Heute nichts anderes. Früher wollte ich Schriftsteller werden, habe auch einiges geschrieben. Später träumte ich davon, ein Dirigent zu sein. Gleich dem Regisseur atmet und denkt dieser im Voraus.
WAS WÄRE FÜR SIE DAS GRÖßTE UNGLÜCK?
Wenn meiner Familie etwas geschehen würde.
WELCHES BAUWERK IN NRW MÖGEN SIE AM LIEBSTEN?
Der Kölner Dom. Ich habe ihn oft besucht. Als ich am Kölner Theater inszenierte, führte mich der Weg vom Bahnhof zum Theater jedes Mal durch den Dom. Ich habe eine Schwäche für den gotischen Baustil, seine zugleich gewaltige und grazile Schönheit.
WOMIT BEGINNEN SIE GEWÖHNLICH IHREN TAG?
Mit dem Aufstehen.
WAS KOMMT IHNEN IN DEN SINN, WENN SIE DAS WORT »PUBLIKUMSRENNER« HÖREN?
Der Begriff gefällt mir gar nicht. Es stellt sich mir die Frage: Wer rennt wohin? »Publikumsrenner« ist ein Begriff der Konsumgesellschaft. Das Theater braucht andere Vokabeln.

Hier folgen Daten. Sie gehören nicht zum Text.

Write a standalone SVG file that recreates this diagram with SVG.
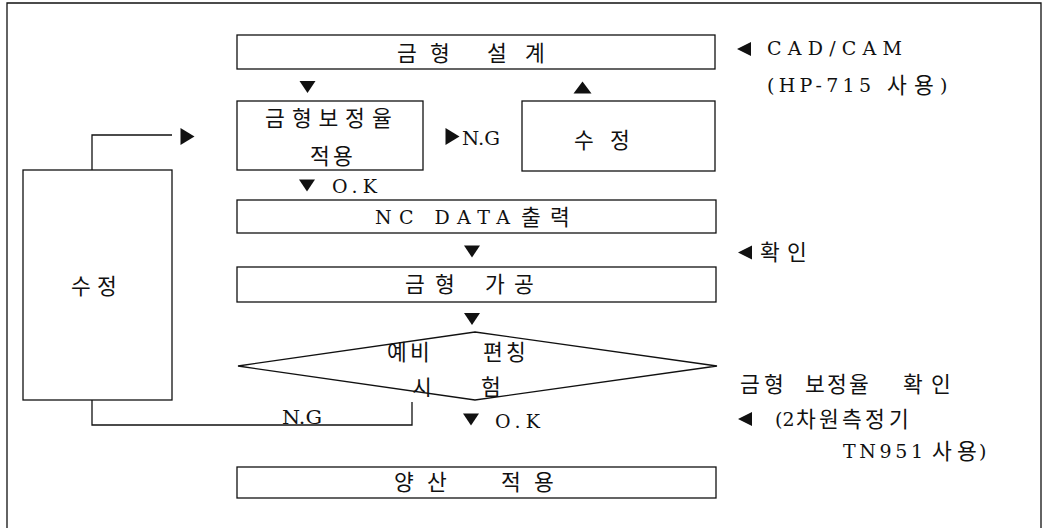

DIE AM HÄUFIGSTEN VORKOMMENDE BERUFSKRANKHEIT IN IHRER PROFESSION?
Mittelmäßigkeit und fehlende Notwendigkeit. Kunst bietet die einmalige Möglichkeit, dem Zuschauer, Leser, Betrachter eine Botschaft zu vermitteln. Fehlt diese Botschaft, stellt sich die Frage nach dem Sinn und der Notwendigkeit des künstlerischen Schaffens.
VON WELCHEM GROßEN MALER ODER FOTOGRAFEN HÄTTEN ODER WÜRDEN SIE SICH AM LIEBSTEN PORTRÄTIEREN LASSEN?
Vielleicht von Picasso. Das Resultat wäre sicherlich überraschend. Seine Bilder, die mit der Verzerrung der Wirklichkeit spielen, können – nur scheinbar paradox – entwaffnend präzise und »wirklich« sein.
WENN SIE DIE WAHL HÄTTEN, WÄREN SIE LIEBER FAUST ODER MEPHISTO?
Ich mag beide und erkenne mich auch in beiden wieder, in der Leichtigkeit des Mephisto, im Tatendrang und in der Dynamik eines Faust!
NENNEN SIE EIN BILD GEGEN SCHLECHTE LAUNE.
Ein Bild aus meiner Kindheit, das ich mir gerne vor mein inneres Auge rufe, ist die Natur meiner Heimat: Blühende, wachsende Felder vor grünen Wäldern.